### RECORD EXCERPTS
------------------------------------
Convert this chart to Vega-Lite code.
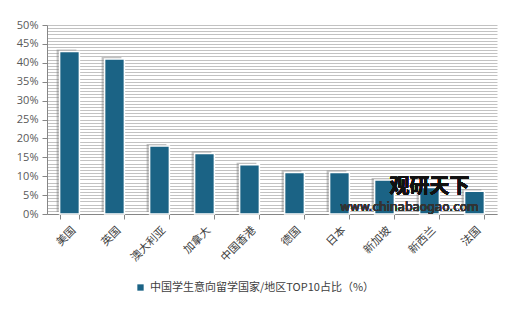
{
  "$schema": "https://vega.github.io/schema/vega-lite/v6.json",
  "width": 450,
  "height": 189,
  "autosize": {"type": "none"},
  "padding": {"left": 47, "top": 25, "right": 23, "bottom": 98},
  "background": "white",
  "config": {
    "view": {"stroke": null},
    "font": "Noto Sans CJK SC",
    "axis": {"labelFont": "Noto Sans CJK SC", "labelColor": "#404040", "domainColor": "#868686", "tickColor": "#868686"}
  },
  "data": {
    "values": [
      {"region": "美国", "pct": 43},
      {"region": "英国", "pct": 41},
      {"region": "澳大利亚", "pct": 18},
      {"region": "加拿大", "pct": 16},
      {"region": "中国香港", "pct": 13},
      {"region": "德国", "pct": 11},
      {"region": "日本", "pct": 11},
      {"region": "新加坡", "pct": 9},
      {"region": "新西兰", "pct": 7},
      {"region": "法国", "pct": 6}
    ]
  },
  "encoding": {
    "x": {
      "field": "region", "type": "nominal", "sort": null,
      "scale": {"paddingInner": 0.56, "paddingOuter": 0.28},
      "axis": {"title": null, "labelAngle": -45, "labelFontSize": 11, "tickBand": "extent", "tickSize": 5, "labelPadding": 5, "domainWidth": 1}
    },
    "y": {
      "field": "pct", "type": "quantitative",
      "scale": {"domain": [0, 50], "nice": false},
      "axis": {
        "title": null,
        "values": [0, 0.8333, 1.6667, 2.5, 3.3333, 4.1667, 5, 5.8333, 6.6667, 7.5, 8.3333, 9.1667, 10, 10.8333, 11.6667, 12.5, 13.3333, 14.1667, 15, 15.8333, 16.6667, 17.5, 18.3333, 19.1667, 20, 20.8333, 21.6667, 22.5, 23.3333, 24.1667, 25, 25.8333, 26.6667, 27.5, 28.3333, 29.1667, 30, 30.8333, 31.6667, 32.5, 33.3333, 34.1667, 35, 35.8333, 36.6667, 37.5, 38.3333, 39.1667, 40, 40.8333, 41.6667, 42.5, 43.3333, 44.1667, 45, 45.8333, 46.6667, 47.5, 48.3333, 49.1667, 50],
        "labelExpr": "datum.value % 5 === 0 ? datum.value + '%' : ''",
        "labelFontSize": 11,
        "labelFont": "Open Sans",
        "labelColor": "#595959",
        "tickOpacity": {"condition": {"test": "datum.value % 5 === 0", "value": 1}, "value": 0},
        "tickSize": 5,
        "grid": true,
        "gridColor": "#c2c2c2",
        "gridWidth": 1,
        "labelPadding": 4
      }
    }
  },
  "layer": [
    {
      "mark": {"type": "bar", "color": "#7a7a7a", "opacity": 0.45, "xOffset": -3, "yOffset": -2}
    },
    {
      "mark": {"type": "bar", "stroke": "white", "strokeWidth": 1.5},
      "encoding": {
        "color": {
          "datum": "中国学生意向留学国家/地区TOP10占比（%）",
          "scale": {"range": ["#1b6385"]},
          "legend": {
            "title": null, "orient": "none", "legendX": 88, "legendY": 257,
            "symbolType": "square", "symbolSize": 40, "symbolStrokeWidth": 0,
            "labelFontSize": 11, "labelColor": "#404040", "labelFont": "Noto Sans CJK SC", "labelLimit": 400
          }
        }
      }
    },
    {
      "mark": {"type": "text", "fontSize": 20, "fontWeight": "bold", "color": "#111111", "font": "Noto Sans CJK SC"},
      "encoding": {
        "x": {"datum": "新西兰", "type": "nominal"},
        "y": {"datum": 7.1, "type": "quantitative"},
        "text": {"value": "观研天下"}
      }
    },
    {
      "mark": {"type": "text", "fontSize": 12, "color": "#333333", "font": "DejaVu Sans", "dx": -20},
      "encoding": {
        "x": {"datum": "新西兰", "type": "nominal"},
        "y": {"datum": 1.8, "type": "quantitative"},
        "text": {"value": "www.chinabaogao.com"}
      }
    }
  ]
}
------------------------------------
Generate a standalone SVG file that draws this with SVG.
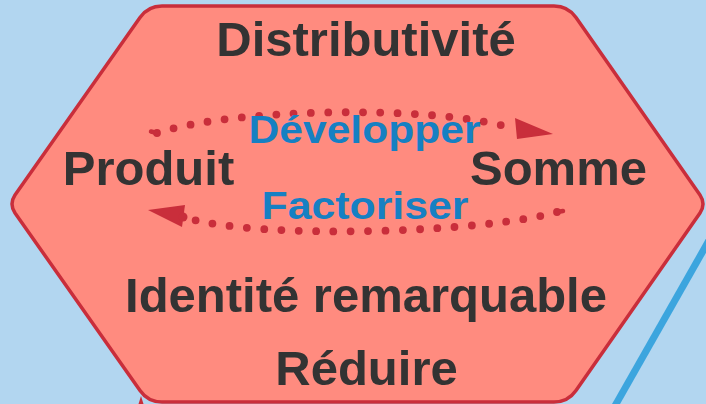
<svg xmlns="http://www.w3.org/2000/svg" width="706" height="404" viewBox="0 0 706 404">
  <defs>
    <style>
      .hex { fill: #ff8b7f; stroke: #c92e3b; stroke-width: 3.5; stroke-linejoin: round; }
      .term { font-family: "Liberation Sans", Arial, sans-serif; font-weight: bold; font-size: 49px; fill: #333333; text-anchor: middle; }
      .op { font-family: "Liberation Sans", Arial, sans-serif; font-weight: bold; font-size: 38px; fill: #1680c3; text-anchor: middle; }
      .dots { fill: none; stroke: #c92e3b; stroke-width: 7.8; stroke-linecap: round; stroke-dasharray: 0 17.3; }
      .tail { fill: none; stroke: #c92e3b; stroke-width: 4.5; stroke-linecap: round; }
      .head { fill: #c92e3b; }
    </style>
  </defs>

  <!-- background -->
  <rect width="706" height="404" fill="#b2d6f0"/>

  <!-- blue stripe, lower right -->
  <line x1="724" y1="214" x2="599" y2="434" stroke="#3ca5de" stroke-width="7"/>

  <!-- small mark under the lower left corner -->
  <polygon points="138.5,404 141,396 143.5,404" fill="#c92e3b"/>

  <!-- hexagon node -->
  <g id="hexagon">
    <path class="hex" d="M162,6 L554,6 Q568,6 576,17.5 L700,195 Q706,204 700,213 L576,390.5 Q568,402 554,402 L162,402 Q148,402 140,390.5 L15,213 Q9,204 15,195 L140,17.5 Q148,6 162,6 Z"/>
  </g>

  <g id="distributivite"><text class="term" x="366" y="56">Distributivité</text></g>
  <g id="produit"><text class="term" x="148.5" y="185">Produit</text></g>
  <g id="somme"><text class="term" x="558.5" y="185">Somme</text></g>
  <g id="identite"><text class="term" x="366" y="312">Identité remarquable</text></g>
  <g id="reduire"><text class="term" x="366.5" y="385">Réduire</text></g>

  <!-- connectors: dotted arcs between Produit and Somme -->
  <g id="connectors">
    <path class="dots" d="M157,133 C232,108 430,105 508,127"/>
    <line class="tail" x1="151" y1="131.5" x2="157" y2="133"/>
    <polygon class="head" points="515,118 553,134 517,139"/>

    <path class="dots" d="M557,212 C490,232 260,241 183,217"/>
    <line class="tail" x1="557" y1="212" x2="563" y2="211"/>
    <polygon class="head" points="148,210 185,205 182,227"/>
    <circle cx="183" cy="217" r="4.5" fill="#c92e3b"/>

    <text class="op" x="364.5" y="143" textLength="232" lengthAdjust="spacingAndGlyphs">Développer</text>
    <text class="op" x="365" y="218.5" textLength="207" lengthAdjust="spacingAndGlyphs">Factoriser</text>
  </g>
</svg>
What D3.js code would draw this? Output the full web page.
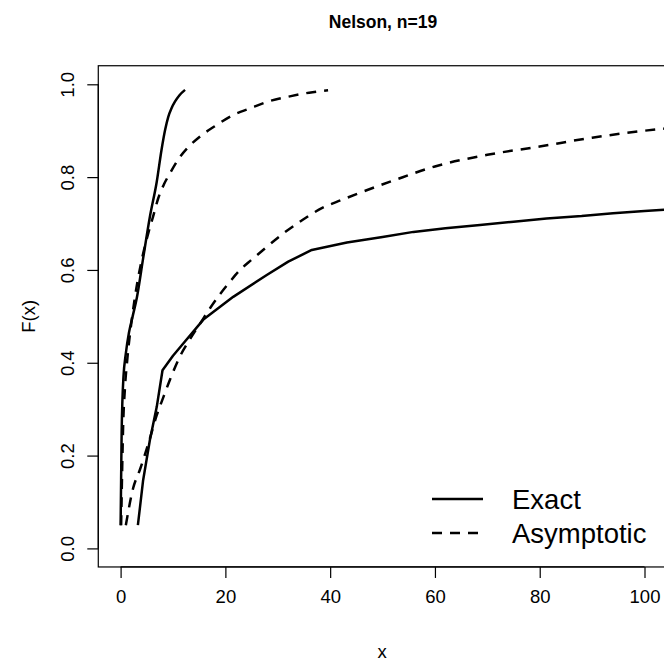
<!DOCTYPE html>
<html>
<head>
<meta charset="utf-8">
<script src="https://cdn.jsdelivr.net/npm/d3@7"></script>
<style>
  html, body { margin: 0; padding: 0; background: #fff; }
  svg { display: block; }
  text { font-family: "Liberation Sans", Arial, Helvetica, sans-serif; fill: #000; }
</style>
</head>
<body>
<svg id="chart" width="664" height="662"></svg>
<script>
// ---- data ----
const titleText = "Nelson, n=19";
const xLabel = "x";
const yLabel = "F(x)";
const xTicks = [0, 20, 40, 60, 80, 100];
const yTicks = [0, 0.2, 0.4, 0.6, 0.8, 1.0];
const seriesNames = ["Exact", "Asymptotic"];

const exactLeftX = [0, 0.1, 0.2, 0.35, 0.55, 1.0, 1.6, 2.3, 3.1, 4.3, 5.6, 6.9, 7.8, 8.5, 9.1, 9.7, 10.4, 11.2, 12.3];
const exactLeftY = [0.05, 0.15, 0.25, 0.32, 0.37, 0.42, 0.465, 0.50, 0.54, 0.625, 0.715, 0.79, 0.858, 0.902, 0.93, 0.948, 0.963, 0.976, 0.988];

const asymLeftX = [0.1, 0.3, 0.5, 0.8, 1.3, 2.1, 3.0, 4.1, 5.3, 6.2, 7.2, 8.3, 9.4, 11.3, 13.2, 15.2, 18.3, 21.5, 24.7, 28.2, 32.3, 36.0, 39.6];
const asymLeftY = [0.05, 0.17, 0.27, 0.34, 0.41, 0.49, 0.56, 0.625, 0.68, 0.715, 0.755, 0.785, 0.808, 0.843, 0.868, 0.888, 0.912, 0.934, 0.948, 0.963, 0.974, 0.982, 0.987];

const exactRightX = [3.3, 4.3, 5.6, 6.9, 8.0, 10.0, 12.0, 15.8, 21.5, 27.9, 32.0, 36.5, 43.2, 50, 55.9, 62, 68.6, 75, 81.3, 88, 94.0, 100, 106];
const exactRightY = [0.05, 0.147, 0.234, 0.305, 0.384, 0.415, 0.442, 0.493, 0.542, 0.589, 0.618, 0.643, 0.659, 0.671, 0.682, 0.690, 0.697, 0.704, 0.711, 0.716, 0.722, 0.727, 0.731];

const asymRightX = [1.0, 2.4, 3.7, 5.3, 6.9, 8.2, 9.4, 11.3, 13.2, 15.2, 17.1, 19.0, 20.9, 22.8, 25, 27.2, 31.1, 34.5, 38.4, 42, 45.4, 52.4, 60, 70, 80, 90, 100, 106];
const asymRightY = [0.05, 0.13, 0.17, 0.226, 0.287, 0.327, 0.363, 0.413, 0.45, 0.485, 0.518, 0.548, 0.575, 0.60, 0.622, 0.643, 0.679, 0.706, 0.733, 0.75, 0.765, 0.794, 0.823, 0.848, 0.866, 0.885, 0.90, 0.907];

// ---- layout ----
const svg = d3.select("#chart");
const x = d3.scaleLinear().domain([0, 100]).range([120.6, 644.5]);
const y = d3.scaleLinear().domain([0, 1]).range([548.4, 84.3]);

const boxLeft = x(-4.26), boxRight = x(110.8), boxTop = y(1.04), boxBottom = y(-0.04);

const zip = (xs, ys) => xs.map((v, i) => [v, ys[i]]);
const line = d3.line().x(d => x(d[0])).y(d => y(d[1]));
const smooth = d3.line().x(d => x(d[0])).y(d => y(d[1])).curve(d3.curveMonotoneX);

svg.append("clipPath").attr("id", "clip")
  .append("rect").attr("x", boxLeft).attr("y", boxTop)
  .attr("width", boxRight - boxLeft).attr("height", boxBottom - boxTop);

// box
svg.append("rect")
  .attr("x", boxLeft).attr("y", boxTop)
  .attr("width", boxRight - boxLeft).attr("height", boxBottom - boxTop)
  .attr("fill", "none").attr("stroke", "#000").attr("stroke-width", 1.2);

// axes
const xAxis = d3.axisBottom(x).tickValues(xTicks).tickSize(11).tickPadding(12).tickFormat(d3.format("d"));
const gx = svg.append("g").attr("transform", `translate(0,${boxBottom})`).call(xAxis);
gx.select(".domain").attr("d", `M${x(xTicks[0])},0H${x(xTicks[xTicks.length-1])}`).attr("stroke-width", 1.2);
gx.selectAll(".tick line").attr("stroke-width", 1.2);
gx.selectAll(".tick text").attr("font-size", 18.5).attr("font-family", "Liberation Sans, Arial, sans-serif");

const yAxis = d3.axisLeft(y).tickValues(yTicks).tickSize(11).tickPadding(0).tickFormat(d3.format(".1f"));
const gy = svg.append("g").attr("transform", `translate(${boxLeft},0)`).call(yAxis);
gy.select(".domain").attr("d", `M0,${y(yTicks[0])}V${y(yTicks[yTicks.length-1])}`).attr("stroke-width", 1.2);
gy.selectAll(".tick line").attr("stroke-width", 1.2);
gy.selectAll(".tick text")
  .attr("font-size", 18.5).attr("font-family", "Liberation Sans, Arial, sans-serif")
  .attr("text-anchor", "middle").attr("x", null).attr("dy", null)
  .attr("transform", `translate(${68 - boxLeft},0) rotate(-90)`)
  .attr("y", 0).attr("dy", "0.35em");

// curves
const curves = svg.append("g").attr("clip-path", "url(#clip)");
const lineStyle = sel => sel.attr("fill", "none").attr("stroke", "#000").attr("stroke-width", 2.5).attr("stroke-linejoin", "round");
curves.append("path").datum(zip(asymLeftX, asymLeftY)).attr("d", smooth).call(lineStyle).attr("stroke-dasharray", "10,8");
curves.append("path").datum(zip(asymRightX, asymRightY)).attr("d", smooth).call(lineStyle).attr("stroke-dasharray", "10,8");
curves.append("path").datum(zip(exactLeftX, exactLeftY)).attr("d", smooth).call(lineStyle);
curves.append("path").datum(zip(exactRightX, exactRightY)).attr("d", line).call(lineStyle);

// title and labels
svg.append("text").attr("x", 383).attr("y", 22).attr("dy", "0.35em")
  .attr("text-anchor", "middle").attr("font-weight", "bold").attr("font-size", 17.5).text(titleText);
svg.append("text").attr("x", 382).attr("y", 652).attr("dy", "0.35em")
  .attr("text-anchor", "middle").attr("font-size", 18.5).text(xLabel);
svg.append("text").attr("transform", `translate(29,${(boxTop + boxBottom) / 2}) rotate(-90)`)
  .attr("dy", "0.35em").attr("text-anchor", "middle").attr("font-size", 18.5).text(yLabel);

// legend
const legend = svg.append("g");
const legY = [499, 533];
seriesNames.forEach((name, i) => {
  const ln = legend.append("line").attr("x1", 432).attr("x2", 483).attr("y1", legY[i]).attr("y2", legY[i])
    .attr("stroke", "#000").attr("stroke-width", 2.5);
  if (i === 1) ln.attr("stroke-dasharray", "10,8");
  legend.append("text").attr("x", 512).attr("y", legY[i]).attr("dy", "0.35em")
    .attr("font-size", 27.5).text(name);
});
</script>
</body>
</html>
------------------------------------
### REQUIREMENTS
Starting at the line containing "What D3.js code" and stopping after the line containing "0.963, 0.976, 0.988];", give the lines again exactly and leave out every image.

### WRITTEN ANSWER
What D3.js code would draw this? Output the full web page.
<!DOCTYPE html>
<html>
<head>
<meta charset="utf-8">
<script src="https://cdn.jsdelivr.net/npm/d3@7"></script>
<style>
  html, body { margin: 0; padding: 0; background: #fff; }
  svg { display: block; }
  text { font-family: "Liberation Sans", Arial, Helvetica, sans-serif; fill: #000; }
</style>
</head>
<body>
<svg id="chart" width="664" height="662"></svg>
<script>
// ---- data ----
const titleText = "Nelson, n=19";
const xLabel = "x";
const yLabel = "F(x)";
const xTicks = [0, 20, 40, 60, 80, 100];
const yTicks = [0, 0.2, 0.4, 0.6, 0.8, 1.0];
const seriesNames = ["Exact", "Asymptotic"];

const exactLeftX = [0, 0.1, 0.2, 0.35, 0.55, 1.0, 1.6, 2.3, 3.1, 4.3, 5.6, 6.9, 7.8, 8.5, 9.1, 9.7, 10.4, 11.2, 12.3];
const exactLeftY = [0.05, 0.15, 0.25, 0.32, 0.37, 0.42, 0.465, 0.50, 0.54, 0.625, 0.715, 0.79, 0.858, 0.902, 0.93, 0.948, 0.963, 0.976, 0.988];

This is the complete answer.